In 1971, a 27-year-old Joel Sternfeld left his native New York to undertake the first of many journeys that he would eventually make in America with a view to documenting his homeland. Stopping in towns rich in nomenclature such as Sandusky, Ohio or Biloxi, Mississippi, he was enthralled by the peoples and the landscapes that weaved together to form such a complex society. As he investigated the intricate relationship between the land and its inhabitants, Sternfeld sought to discover what harmony still resided in a country that was quickly becoming ‘uniform, technological and disturbing’, as he would later write. By 1977, he had developed a sophisticated use of colour that complimented the narrative strategies of his photographs.
In 1978 he was awarded a Guggenheim fellowship for the work he had created on the streets of New York and Chicago, photographing urban and national angst with a 35mm camera. With this fellowship in hand he set out again, now able to work on a grand scale, on the nearly decade-long project that would become American Prospects.
Raised by artists, Sternfeld had always been interested in colour, and he was increasingly influenced by Josef Albers’ seminal book Interaction of Colour (1963). Like Albers, Sternfeld used solid blocks of colour to organise space within his compositions, and he investigated the relationship between the qualities and densities of different colours within the frame. Borrowing a thought from the critic Lewis Mumford, Sternfeld felt strongly that each historic period had a characteristic colour scheme, and he turned to delicate, non-primary colours to represent the pseudo-sophistication of late seventies and early eighties America.

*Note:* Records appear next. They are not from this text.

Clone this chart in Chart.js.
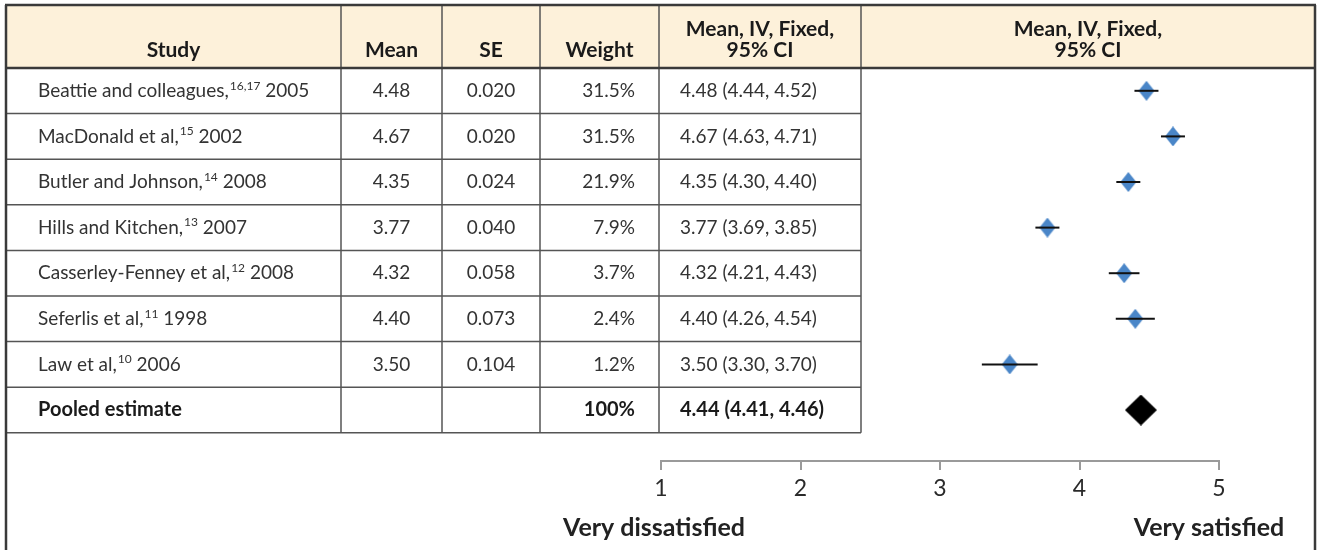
<!DOCTYPE html>
<html>
<head>
<meta charset="utf-8">
<script src="https://cdn.jsdelivr.net/npm/chart.js@4.4.0/dist/chart.umd.min.js"></script>
<style>
    html, body { margin: 0; padding: 0; background: #fff; }
    #forest { display: block; }
</style>
</head>
<body>
<canvas id="forest" width="1317" height="550"></canvas>
<script>
// Study data
const studyNames = ['Beattie and colleagues,', 'MacDonald et al,', 'Butler and Johnson,', 'Hills and Kitchen,',
    'Casserley-Fenney et al,', 'Seferlis et al,', 'Law et al,'];
const studyRefs = ['16,17', '15', '14', '13', '12', '11', '10'];
const studyYears = ['2005', '2002', '2008', '2007', '2008', '1998', '2006'];
const means = [4.48, 4.67, 4.35, 3.77, 4.32, 4.40, 3.50];
const ses = ['0.020', '0.020', '0.024', '0.040', '0.058', '0.073', '0.104'];
const weights = [31.5, 31.5, 21.9, 7.9, 3.7, 2.4, 1.2];
const ciLow = [4.44, 4.63, 4.30, 3.69, 4.21, 4.26, 3.30];
const ciHigh = [4.52, 4.71, 4.40, 3.85, 4.43, 4.54, 3.70];

// Pooled estimate
const pooledLabel = 'Pooled estimate';
const pooledMean = 4.44;
const pooledLow = 4.41;
const pooledHigh = 4.46;
const pooledWeight = '100%';

// Axis
const xTicks = [1, 2, 3, 4, 5];
const endLabels = ['Very dissatisfied', 'Very satisfied'];
const headers = ['Study', 'Mean', 'SE', 'Weight'];
const ciHeader = ['Mean, IV, Fixed,', '95% CI'];

// Table layout
const colEdges = [6, 341, 442, 540, 659, 861, 1315];
const tableTop = 5;
const headerBottom = 68;
const FONT = 'Lato, "Open Sans", sans-serif';
const textColor = '#333';
const headColor = '#1a1a1a';
const lineColor = '#555';

function diamond(w, h, color) {
    const c = document.createElement('canvas');
    c.width = w;
    c.height = h;
    const g = c.getContext('2d');
    g.fillStyle = color;
    g.beginPath();
    g.moveTo(w / 2, 0);
    g.lineTo(w, h / 2);
    g.lineTo(w / 2, h);
    g.lineTo(0, h / 2);
    g.closePath();
    g.fill();
    return c;
}

function ciText(m, lo, hi) {
    return m.toFixed(2) + ' (' + lo.toFixed(2) + ', ' + hi.toFixed(2) + ')';
}

function hLine(ctx, x1, x2, y, w, color) {
    ctx.beginPath();
    ctx.lineWidth = w;
    ctx.strokeStyle = color;
    ctx.moveTo(x1, y);
    ctx.lineTo(x2, y);
    ctx.stroke();
}

function vLine(ctx, x, y1, y2, w, color) {
    ctx.beginPath();
    ctx.lineWidth = w;
    ctx.strokeStyle = color;
    ctx.moveTo(x, y1);
    ctx.lineTo(x, y2);
    ctx.stroke();
}

// Table behind / around the plot
const tablePlugin = {
    id: 'forestTable',
    beforeDraw(chart) {
        const ctx = chart.ctx;
        ctx.save();
        ctx.fillStyle = '#fff';
        ctx.fillRect(0, 0, chart.width, chart.height);
        ctx.fillStyle = '#fdf1da';
        ctx.fillRect(colEdges[0], tableTop, colEdges[6] - colEdges[0], headerBottom - tableTop);
        ctx.restore();
    },
    afterDraw(chart) {
        const ctx = chart.ctx;
        const y = chart.scales.y;
        const x = chart.scales.x;
        const n = studyNames.length;
        const tableBottom = y.getPixelForValue(n + 0.5);
        ctx.save();

        // row lines (table columns only)
        for (let i = 0; i < n; i++) {
            hLine(ctx, colEdges[0], colEdges[5], y.getPixelForValue(i + 0.5), 1.5, lineColor);
        }
        hLine(ctx, colEdges[0], colEdges[5], tableBottom, 1.5, lineColor);
        for (let c = 1; c <= 5; c++) {
            vLine(ctx, colEdges[c], tableTop, tableBottom, 1.5, lineColor);
        }
        // outer frame
        hLine(ctx, colEdges[0] - 1, colEdges[6] + 1, tableTop, 2.5, '#3a3a3a');
        hLine(ctx, colEdges[0], colEdges[6], headerBottom, 2.5, '#3a3a3a');
        vLine(ctx, colEdges[0], tableTop, chart.height, 2.5, '#3a3a3a');
        vLine(ctx, colEdges[6], tableTop, chart.height, 2.5, '#3a3a3a');

        // header text
        ctx.fillStyle = headColor;
        ctx.textBaseline = 'middle';
        ctx.textAlign = 'center';
        ctx.font = 'bold 21px ' + FONT;
        for (let c = 0; c < headers.length; c++) {
            ctx.fillText(headers[c], (colEdges[c] + colEdges[c + 1]) / 2, 50);
        }
        [4, 5].forEach(c => {
            const cx = (colEdges[c] + colEdges[c + 1]) / 2;
            ctx.fillText(ciHeader[0], cx, 29);
            ctx.fillText(ciHeader[1], cx, 50);
        });

        // body rows
        ctx.fillStyle = textColor;
        for (let i = 0; i < n; i++) {
            const ry = y.getPixelForValue(i);
            ctx.textAlign = 'left';
            ctx.font = '19px ' + FONT;
            ctx.fillText(studyNames[i], 38, ry);
            const w1 = ctx.measureText(studyNames[i]).width;
            ctx.font = '12px ' + FONT;
            ctx.fillText(studyRefs[i], 38 + w1 + 1, ry - 5);
            const w2 = ctx.measureText(studyRefs[i]).width;
            ctx.font = '19px ' + FONT;
            ctx.fillText(' ' + studyYears[i], 38 + w1 + 1 + w2, ry);

            ctx.textAlign = 'center';
            ctx.fillText(means[i].toFixed(2), (colEdges[1] + colEdges[2]) / 2, ry);
            ctx.fillText(ses[i], (colEdges[2] + colEdges[3]) / 2, ry);
            ctx.textAlign = 'right';
            ctx.fillText(weights[i].toFixed(1) + '%', colEdges[4] - 24, ry);
            ctx.textAlign = 'left';
            ctx.fillText(ciText(means[i], ciLow[i], ciHigh[i]), colEdges[4] + 21, ry);
        }

        // pooled row
        const py = y.getPixelForValue(n);
        ctx.fillStyle = headColor;
        ctx.font = 'bold 20px ' + FONT;
        ctx.textAlign = 'left';
        ctx.fillText(pooledLabel, 38, py);
        ctx.textAlign = 'right';
        ctx.fillText(pooledWeight, colEdges[4] - 24, py);
        ctx.textAlign = 'left';
        ctx.fillText(ciText(pooledMean, pooledLow, pooledHigh), colEdges[4] + 21, py);

        // end labels under the axis
        ctx.font = 'bold 25px ' + FONT;
        ctx.textAlign = 'center';
        ctx.fillStyle = '#222';
        ctx.fillText(endLabels[0], x.getPixelForValue(xTicks[0]) - 7, 528);
        ctx.fillText(endLabels[1], x.getPixelForValue(xTicks[xTicks.length - 1]) - 10, 528);
        ctx.restore();
    }
};

// Confidence interval whiskers, drawn over the diamonds
const whiskerPlugin = {
    id: 'whiskers',
    afterDatasetsDraw(chart) {
        const ctx = chart.ctx;
        const x = chart.scales.x;
        const y = chart.scales.y;
        ctx.save();
        for (let i = 0; i < means.length; i++) {
            const cx = x.getPixelForValue(means[i]);
            const left = Math.min(x.getPixelForValue(ciLow[i]), cx - 12);
            const right = Math.max(x.getPixelForValue(ciHigh[i]), cx + 12);
            hLine(ctx, left, right, y.getPixelForValue(i), 2, '#111');
        }
        ctx.restore();
    }
};

new Chart(document.getElementById('forest'), {
    type: 'scatter',
    data: {
        datasets: [{
            data: means.map((m, i) => ({ x: m, y: i })),
            pointStyle: diamond(16, 20, '#4a86c8'),
            pointRadius: 10
        }, {
            data: [{ x: pooledMean, y: studyNames.length }],
            pointStyle: diamond(32, 31, '#000'),
            pointRadius: 16
        }]
    },
    options: {
        responsive: false,
        animation: false,
        devicePixelRatio: 1,
        layout: { padding: { left: 661, right: 98, top: 68, bottom: 49 } },
        plugins: { legend: { display: false }, tooltip: { enabled: false } },
        scales: {
            x: {
                type: 'linear',
                min: 1,
                max: 5,
                afterBuildTicks: s => { s.ticks = xTicks.map(v => ({ value: v })); },
                afterFit: s => { s.height = 40; },
                ticks: { font: { family: FONT, size: 23 }, color: '#2a2a2a', padding: 5 },
                grid: { drawOnChartArea: false, tickLength: 9, color: '#9a9a9a', lineWidth: 2 },
                border: { display: true, color: '#9a9a9a', width: 2 }
            },
            y: {
                type: 'linear',
                reverse: true,
                min: -0.5,
                max: 8.118,
                display: false
            }
        }
    },
    plugins: [tablePlugin, whiskerPlugin]
});
</script>
</body>
</html>
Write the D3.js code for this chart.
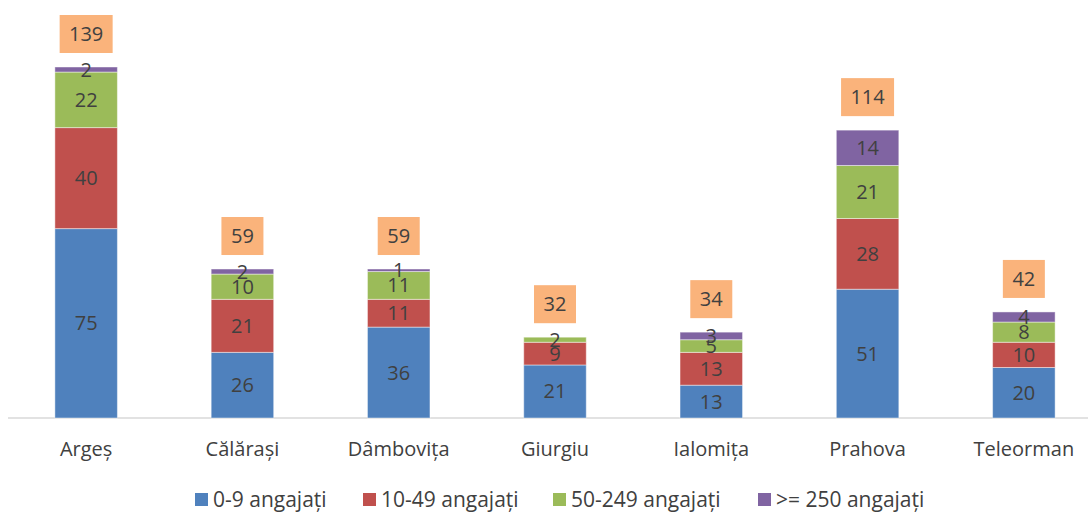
<!DOCTYPE html>
<html>
<head>
<meta charset="utf-8">
<script src="https://cdn.jsdelivr.net/npm/d3@7"></script>
<style>
  body { margin: 0; background: #fff; }
  svg { display: block; font-family: "Open Sans", Lato, sans-serif; }
</style>
</head>
<body>
<svg id="chart" width="1088" height="513"></svg>
<script>
const counties = ["Argeș", "Călărași", "Dâmbovița", "Giurgiu", "Ialomița", "Prahova", "Teleorman"];
const seriesNames = ["0-9 angajați", "10-49 angajați", "50-249 angajați", ">= 250 angajați"];
const micro = [75, 26, 36, 21, 13, 51, 20];
const small = [40, 21, 11, 9, 13, 28, 10];
const medium = [22, 10, 11, 2, 5, 21, 8];
const large = [2, 2, 1, 0, 3, 14, 4];
const colors = ["#4F81BD", "#C0504D", "#9BBB59", "#8064A2"];

const svg = d3.select("#chart");
const textColor = "#404040";
const fontSize = 20;

const rows = counties.map((c, i) => ({
    county: c,
    s0: micro[i], s1: small[i], s2: medium[i], s3: large[i],
    total: micro[i] + small[i] + medium[i] + large[i]
}));
const keys = ["s0", "s1", "s2", "s3"];
const stacked = d3.stack().keys(keys)(rows);

const x = d3.scaleBand()
    .domain(counties)
    .range([8, 1102])
    .paddingInner(0.6)
    .paddingOuter(0.3);

const y = d3.scaleLinear()
    .domain([0, 139])
    .range([418, 67]);

// axis baseline
svg.append("line")
    .attr("x1", 8).attr("x2", 1088)
    .attr("y1", y(0)).attr("y2", y(0))
    .attr("stroke", "#d9d9d9")
    .attr("stroke-width", 1.5);

const layers = svg.selectAll("g.layer")
    .data(stacked)
    .join("g")
    .attr("class", "layer")
    .attr("fill", (d, i) => colors[i]);

layers.selectAll("rect")
    .data(d => d.filter(p => p[1] - p[0] > 0))
    .join("rect")
    .attr("x", d => x(d.data.county))
    .attr("width", x.bandwidth())
    .attr("y", d => y(d[1]))
    .attr("height", d => y(d[0]) - y(d[1]))
    .attr("stroke", "rgba(255,255,255,0.45)")
    .attr("stroke-width", 1);

// segment labels
layers.selectAll("text")
    .data(d => d.filter(p => p[1] - p[0] > 0))
    .join("text")
    .attr("x", d => x(d.data.county) + x.bandwidth() / 2)
    .attr("y", d => (y(d[0]) + y(d[1])) / 2)
    .attr("dy", "0.35em")
    .attr("text-anchor", "middle")
    .attr("fill", textColor)
    .attr("font-size", fontSize)
    .text(d => d[1] - d[0]);

// total labels in orange boxes
const boxW = d => String(d.total).length * 11 + 20;
const totals = svg.selectAll("g.total")
    .data(rows)
    .join("g")
    .attr("class", "total")
    .attr("transform", d => `translate(${x(d.county) + x.bandwidth() / 2},${y(d.total) - 33})`);

totals.append("rect")
    .attr("x", d => -boxW(d) / 2)
    .attr("width", boxW)
    .attr("y", -19)
    .attr("height", 38)
    .attr("fill", "#FAB37B");

totals.append("text")
    .attr("text-anchor", "middle")
    .attr("dy", "0.35em")
    .attr("fill", textColor)
    .attr("font-size", fontSize)
    .text(d => d.total);

// category labels
svg.selectAll("text.cat")
    .data(counties)
    .join("text")
    .attr("class", "cat")
    .attr("x", d => x(d) + x.bandwidth() / 2)
    .attr("y", 449)
    .attr("dy", "0.35em")
    .attr("text-anchor", "middle")
    .attr("fill", textColor)
    .attr("font-size", fontSize)
    .text(d => d);

// legend
const legendX = [195, 363, 553, 758];
const legend = svg.selectAll("g.legend")
    .data(seriesNames)
    .join("g")
    .attr("class", "legend")
    .attr("transform", (d, i) => `translate(${legendX[i]},499)`);

legend.append("rect")
    .attr("x", 0).attr("y", -6)
    .attr("width", 13).attr("height", 13)
    .attr("fill", (d, i) => colors[i]);

legend.append("text")
    .attr("x", 18)
    .attr("dy", "0.38em")
    .attr("fill", textColor)
    .attr("font-size", 21)
    .text(d => d);
</script>
</body>
</html>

Sternfeld utilised the expressive qualities of his colour palette in order to permit meaning to resonate. The dusky, softer shades that continued to permeate his work during this time are often melancholic. He presents America as a country of immense beauty, but one seemingly stuck at a turning point: proud of its past as a noble experiment in democracy, but fraught with various new and ominous forces. He investigated humanity’s interventions in the landscape, and the traces left by it. He looked to the areas where society had ousted nature, whether by sites of agriculture, industry, or ever creeping suburbanisation.